Instalację elektryczną wykonali: Stanisław Szostak i Marian Kierzkowski (obaj z Gocławia), nie biorąc żadnej zapłaty.

W 1988 roku na Boże Narodzenie na rozpoczęcie Pasterki w uroczystej procesji do nowej świątyni z drewnianego kościółka przeniesiono Najświętszy Sakrament. Ogromne było zaskoczenie parafian, którzy zgromadzili się w starym kościółku i zobaczyli, że nie ma w nim ani choinek, ani tradycyjnej szopki.
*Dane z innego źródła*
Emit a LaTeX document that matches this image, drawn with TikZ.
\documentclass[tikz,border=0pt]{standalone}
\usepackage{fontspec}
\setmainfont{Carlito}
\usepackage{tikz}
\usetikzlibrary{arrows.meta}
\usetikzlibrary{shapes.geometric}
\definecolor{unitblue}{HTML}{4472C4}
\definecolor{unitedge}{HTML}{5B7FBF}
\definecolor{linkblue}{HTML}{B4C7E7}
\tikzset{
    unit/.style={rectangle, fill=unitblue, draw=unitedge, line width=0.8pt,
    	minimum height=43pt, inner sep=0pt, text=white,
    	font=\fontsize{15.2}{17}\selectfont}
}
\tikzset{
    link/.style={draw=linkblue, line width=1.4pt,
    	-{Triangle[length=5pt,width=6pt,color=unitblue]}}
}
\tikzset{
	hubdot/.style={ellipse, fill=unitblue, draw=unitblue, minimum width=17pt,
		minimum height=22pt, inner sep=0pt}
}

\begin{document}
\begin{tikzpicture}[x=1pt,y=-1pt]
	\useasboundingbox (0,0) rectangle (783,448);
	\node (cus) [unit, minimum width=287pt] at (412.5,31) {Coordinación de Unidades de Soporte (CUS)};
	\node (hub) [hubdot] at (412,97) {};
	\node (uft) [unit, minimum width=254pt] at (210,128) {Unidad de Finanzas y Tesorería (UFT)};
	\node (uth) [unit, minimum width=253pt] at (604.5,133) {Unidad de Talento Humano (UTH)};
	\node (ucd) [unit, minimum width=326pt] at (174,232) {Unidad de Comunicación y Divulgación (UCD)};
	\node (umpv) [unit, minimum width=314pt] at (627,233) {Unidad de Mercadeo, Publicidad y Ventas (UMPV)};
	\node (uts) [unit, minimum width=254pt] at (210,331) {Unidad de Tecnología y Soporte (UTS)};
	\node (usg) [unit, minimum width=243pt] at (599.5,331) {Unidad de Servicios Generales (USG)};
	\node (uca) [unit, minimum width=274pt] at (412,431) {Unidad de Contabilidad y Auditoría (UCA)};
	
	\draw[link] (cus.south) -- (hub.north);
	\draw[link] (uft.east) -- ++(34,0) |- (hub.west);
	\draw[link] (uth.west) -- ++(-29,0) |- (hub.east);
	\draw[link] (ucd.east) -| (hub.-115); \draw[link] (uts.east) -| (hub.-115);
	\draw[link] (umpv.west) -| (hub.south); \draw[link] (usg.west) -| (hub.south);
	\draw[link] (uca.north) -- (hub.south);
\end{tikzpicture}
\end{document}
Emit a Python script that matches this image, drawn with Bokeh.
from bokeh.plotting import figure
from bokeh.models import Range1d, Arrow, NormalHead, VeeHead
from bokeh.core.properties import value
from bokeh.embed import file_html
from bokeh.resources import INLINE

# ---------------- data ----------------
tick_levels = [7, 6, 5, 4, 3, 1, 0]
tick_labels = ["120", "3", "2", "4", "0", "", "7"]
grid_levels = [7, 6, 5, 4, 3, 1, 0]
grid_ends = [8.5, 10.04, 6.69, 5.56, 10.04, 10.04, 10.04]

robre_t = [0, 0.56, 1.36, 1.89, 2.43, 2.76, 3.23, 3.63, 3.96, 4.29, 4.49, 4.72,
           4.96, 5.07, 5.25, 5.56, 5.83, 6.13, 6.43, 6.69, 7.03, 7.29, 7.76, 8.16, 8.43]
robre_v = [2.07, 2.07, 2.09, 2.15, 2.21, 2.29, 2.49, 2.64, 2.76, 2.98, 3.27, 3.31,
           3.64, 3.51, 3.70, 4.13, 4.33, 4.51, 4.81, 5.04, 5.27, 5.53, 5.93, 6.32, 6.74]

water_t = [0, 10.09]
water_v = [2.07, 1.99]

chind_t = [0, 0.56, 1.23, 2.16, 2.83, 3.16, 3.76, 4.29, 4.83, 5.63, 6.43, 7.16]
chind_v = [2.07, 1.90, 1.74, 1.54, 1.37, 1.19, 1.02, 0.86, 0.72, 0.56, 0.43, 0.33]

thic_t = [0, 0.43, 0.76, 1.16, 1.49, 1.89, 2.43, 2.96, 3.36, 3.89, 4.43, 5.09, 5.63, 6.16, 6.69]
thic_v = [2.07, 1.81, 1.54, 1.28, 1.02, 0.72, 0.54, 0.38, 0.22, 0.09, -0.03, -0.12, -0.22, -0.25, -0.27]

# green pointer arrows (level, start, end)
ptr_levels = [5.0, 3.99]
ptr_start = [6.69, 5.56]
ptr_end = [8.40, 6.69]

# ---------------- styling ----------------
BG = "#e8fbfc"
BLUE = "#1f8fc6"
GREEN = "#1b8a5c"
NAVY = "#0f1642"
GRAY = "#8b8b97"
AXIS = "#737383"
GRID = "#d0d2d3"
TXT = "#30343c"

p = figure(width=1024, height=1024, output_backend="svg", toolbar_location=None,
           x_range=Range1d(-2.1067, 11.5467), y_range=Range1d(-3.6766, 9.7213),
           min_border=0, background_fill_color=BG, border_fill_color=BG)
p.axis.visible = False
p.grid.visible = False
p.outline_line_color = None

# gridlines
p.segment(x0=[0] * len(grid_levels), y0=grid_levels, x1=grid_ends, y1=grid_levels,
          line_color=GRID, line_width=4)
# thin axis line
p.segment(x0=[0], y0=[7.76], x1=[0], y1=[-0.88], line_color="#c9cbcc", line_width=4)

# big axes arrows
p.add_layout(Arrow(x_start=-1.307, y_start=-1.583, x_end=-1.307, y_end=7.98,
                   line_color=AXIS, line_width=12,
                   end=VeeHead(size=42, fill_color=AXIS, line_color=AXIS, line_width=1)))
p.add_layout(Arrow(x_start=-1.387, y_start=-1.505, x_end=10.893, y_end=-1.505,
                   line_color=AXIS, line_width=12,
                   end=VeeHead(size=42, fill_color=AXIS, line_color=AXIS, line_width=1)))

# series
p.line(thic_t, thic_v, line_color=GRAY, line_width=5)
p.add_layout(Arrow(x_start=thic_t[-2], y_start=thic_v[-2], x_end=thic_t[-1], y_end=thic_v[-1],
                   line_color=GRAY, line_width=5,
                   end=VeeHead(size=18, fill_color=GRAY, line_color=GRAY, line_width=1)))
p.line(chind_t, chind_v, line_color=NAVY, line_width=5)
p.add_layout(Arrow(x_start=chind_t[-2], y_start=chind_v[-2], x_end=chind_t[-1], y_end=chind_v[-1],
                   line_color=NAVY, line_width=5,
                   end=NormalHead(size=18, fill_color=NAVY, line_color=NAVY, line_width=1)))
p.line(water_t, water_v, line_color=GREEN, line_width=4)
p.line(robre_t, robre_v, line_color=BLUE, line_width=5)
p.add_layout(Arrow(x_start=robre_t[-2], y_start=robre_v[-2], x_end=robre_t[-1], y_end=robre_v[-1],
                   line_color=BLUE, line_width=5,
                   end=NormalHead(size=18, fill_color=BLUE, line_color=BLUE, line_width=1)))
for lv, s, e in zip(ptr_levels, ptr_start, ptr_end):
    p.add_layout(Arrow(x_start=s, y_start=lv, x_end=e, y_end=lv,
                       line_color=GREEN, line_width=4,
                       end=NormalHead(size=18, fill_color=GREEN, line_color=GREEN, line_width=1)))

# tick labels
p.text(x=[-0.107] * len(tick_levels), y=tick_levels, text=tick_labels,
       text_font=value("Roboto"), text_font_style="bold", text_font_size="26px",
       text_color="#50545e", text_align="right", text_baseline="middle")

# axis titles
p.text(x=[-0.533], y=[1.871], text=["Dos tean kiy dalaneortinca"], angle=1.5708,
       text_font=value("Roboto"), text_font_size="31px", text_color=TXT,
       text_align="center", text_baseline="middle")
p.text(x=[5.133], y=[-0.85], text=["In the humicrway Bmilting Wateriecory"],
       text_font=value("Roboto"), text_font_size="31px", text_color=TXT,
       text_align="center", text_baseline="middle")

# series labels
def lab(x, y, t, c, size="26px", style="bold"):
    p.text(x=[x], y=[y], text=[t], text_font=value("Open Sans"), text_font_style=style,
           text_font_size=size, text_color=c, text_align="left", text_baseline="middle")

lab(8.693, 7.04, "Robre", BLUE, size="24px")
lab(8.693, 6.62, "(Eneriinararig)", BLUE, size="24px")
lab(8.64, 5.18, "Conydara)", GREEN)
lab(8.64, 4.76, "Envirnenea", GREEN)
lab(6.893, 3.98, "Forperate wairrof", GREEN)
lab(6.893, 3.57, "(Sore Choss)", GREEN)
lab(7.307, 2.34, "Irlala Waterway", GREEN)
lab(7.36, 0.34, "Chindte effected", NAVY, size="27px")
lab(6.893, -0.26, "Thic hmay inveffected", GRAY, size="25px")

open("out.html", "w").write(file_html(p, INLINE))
Wówczas ksiądz ogłosił przejście do nowego kościoła.

Wiosną 1989 roku rozebrano stary, drewniany kościół, który służył mieszkańcom za miejsce modlitwy i spotkania z Bogiem przez ponad pół wieku. Wiele z elementów wyposażenia drewnianej świątyni zostało przeniesionych do nowego kościoła. Warto tu wspomnieć chociażby obraz przedstawiający Świętego Izydora – patrona rolników w czasie modlitwy na polu, znajdujący się obecnie w nawie bocznej kościoła, krzyż procesyjny, świeczniki i inne paramenty liturgiczne.

25 czerwca 1989 roku J. E. Ksiądz Biskup Jan Mazur przybył do Gocławia, aby dokonać poświęcenia Kościoła. W tym czasie nie było jeszcze w świątyni, ani stałego ołtarza, ani tabernakulum. Ksiądz sprawował Eucharystię na ołtarzu przeniesionym ze starego, drewnianego kościoła. W tym czasie na ścianie prezbiterium nie wisiała jeszcze figura Ukrzyżowanego Chrystusa.

Konsekracja kościoła Ogromnie ważnym dniem w historii Gocławia był dzień konsekracji kościoła, polegającej na dokonaniu przez Biskupa obrzędów namaszczenia ścian kościoła i ołtarza olejem Krzyżma Świętego. Biskup dokonuje również obrzędu okadzenia świątyni, ołtarza i wiernych. Przez te widzialne znaki ukazuje, że kościół jest od tego momentu Domem Bożym, w którym odtąd sprawowana będzie Msza Święta.

Konsekracji Kościoła, ołtarza oraz dzwonu „Maryja” dokonał dnia 3 maja 1993 roku J. E. ksiądz Biskup Jan Mazur. Przygotowanie do konsekracji w postaci tygodniowych rekolekcji oraz wszystkie ceremonie liturgiczne przygotował i poprowadził ksiądz Zbigniew Zaleski, ceremoniarz diecezjalny z Siedlec.